• **EXERCISE REQUIREMENTS**:
Pick out each line below containing "that".

• **TASK INPUTS**:
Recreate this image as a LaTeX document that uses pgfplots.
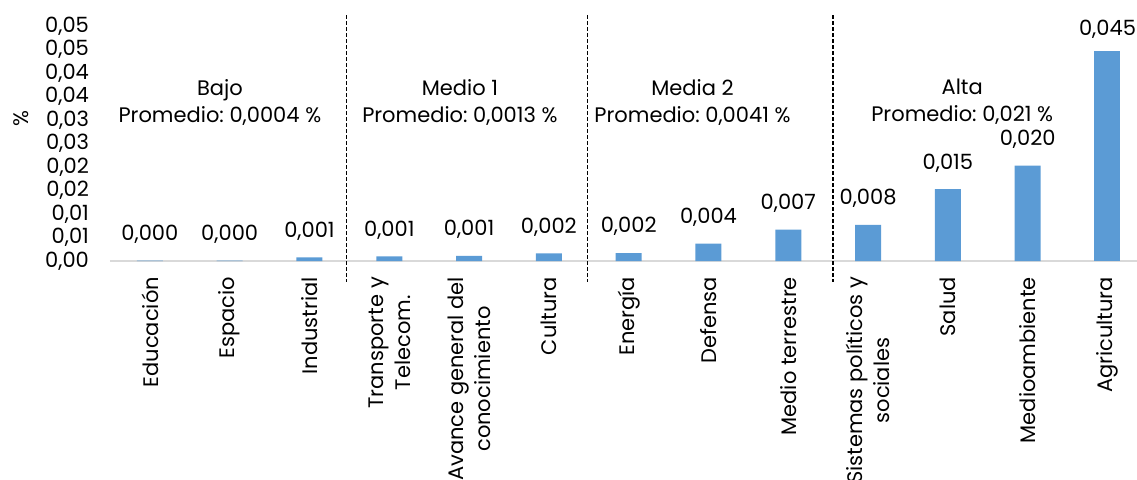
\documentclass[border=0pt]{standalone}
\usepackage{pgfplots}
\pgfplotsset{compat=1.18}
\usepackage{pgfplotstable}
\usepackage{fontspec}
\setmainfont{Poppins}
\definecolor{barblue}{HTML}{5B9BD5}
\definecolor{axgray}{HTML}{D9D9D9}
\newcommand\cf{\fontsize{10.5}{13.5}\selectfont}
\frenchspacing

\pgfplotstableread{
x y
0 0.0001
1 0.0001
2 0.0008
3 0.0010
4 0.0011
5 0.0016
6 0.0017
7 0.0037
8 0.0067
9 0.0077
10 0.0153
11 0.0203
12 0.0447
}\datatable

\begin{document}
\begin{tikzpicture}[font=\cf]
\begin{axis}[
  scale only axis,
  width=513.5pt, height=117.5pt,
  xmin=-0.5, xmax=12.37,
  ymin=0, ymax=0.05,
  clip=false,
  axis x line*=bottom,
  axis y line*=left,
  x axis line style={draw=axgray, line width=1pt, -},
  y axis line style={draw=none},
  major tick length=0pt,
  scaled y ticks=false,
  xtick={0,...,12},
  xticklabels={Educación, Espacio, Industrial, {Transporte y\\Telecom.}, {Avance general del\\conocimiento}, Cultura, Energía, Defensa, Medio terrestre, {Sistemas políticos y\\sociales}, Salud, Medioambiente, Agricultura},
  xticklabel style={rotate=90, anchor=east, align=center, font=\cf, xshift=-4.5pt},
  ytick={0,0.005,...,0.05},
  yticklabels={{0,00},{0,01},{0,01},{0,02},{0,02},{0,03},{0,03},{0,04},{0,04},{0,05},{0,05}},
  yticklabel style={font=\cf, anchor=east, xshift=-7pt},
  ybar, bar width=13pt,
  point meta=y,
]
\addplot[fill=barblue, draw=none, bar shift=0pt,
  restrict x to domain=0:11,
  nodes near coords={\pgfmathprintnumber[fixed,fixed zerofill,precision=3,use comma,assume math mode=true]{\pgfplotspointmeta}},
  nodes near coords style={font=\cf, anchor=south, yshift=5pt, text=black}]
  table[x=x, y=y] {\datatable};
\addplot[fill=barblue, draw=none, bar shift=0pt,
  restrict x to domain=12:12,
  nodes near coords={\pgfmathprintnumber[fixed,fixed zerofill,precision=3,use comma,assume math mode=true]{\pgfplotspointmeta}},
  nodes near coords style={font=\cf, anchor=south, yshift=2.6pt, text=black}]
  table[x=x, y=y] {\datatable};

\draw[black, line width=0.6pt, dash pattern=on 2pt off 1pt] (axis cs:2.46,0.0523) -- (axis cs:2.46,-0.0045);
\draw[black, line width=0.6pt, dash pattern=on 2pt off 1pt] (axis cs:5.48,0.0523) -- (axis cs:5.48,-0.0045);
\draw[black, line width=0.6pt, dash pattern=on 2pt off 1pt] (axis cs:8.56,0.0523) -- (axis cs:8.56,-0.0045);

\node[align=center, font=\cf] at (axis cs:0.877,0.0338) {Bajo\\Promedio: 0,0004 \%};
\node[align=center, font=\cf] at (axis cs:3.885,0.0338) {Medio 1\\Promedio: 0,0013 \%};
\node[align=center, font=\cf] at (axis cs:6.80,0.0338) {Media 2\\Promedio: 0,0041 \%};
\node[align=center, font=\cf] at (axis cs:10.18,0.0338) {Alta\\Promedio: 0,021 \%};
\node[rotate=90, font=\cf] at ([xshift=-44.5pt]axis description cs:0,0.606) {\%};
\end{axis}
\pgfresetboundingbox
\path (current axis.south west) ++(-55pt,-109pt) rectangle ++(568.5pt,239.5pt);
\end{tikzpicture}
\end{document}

==

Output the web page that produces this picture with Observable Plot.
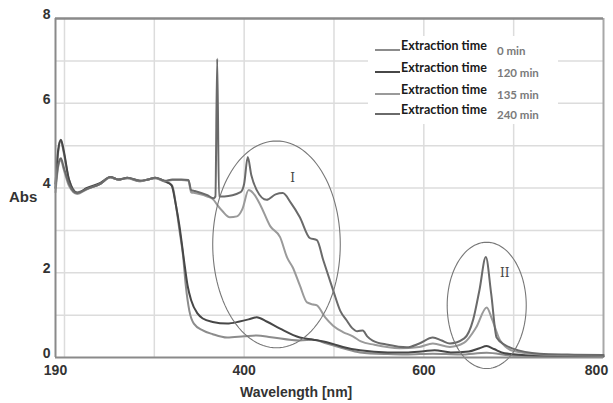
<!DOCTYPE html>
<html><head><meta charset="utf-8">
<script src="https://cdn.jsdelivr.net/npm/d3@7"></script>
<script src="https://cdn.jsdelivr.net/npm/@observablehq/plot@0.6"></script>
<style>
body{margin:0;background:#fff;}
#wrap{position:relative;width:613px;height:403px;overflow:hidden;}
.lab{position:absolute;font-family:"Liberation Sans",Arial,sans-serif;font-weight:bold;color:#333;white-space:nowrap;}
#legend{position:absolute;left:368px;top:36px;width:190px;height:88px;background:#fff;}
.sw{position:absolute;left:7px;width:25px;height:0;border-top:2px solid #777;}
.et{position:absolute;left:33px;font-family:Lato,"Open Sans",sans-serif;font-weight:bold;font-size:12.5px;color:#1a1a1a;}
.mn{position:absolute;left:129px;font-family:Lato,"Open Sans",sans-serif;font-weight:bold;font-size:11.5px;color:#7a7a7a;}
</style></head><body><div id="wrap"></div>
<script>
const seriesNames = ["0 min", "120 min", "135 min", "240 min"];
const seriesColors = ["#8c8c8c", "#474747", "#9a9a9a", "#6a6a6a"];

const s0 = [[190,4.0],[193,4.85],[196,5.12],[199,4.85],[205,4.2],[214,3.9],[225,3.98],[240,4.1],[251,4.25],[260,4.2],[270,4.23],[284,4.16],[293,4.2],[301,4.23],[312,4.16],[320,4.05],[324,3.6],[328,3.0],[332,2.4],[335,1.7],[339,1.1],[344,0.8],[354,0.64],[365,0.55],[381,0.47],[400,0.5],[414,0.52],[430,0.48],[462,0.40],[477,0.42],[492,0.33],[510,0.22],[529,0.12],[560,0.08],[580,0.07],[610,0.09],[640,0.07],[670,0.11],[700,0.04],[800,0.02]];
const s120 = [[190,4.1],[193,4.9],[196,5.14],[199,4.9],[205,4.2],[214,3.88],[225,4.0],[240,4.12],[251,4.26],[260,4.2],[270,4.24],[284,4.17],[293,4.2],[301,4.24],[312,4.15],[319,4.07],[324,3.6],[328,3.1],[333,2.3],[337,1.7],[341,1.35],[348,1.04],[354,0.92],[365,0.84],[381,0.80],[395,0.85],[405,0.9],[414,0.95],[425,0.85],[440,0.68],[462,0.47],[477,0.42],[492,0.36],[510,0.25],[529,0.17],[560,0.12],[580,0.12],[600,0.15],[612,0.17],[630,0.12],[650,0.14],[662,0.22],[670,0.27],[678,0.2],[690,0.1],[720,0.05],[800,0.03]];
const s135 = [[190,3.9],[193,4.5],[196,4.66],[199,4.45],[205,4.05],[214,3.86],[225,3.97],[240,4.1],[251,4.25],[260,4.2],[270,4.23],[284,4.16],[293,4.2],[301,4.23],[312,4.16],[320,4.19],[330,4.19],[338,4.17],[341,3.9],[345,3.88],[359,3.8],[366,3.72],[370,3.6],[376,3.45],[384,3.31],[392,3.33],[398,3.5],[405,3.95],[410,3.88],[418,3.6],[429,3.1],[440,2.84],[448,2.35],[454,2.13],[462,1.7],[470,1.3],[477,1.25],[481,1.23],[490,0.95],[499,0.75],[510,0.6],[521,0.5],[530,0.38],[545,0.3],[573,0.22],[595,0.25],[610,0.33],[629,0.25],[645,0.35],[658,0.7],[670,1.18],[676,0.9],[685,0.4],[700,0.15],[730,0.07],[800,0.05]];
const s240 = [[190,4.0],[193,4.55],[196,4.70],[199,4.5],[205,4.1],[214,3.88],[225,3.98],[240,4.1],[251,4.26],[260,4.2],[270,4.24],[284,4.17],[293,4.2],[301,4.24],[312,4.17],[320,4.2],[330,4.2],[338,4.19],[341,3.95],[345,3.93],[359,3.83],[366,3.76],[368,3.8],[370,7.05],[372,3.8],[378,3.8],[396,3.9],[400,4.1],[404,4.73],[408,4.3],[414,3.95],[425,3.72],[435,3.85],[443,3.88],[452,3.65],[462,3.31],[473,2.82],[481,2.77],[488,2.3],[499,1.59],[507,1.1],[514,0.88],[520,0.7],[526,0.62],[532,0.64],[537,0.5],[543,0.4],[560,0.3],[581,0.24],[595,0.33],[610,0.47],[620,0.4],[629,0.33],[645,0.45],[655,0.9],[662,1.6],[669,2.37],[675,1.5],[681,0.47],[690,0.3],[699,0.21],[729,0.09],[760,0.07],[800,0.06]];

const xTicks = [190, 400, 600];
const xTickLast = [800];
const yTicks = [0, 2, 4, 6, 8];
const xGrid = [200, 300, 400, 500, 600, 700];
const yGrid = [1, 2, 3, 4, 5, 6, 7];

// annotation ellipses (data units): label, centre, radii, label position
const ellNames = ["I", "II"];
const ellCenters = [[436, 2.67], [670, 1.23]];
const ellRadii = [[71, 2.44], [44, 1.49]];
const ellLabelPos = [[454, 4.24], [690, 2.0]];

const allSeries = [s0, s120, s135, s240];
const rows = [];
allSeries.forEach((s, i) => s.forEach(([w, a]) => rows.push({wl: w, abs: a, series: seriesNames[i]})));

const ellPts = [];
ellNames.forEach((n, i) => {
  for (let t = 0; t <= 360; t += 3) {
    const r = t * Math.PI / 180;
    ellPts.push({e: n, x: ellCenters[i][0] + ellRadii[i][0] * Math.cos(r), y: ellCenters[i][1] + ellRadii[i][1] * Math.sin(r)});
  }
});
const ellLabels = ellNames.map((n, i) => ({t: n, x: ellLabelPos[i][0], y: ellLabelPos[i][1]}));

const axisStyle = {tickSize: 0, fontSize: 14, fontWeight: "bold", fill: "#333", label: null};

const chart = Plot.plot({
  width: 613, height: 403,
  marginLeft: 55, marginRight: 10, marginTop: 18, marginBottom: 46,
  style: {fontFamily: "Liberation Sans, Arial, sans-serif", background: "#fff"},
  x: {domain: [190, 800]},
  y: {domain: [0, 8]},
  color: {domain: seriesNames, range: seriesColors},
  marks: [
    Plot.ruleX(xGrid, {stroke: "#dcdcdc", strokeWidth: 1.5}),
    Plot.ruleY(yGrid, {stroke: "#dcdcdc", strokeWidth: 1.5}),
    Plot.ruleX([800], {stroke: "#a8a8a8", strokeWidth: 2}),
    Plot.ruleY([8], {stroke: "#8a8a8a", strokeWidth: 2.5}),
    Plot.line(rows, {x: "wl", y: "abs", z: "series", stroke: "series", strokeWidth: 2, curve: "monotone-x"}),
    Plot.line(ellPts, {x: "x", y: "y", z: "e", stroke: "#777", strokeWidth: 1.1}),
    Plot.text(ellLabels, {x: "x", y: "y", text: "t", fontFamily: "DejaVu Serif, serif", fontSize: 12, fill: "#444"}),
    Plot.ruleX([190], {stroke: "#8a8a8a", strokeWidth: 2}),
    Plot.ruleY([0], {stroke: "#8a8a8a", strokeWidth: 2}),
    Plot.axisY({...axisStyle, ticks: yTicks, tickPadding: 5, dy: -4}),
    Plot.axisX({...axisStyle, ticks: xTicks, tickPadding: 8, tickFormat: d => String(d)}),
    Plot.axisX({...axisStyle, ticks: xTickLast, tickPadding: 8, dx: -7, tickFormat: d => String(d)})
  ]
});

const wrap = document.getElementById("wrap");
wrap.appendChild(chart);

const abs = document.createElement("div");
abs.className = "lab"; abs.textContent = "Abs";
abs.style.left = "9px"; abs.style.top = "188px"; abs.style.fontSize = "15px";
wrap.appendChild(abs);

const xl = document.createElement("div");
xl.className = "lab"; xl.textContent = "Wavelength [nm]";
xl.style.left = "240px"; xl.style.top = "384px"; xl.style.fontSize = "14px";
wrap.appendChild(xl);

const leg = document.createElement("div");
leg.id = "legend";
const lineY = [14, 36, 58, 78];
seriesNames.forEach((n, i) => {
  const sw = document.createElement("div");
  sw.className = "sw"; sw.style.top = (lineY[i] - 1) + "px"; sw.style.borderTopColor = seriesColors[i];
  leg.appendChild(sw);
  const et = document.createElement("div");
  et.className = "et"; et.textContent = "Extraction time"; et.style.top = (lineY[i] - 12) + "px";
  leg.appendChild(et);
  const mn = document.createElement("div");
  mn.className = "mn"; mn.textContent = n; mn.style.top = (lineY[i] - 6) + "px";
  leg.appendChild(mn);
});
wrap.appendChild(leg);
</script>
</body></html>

• **EXERCISE OUTPUT**:
Recreate this image as a LaTeX document that uses pgfplots.
Output the web page that produces this picture with Observable Plot.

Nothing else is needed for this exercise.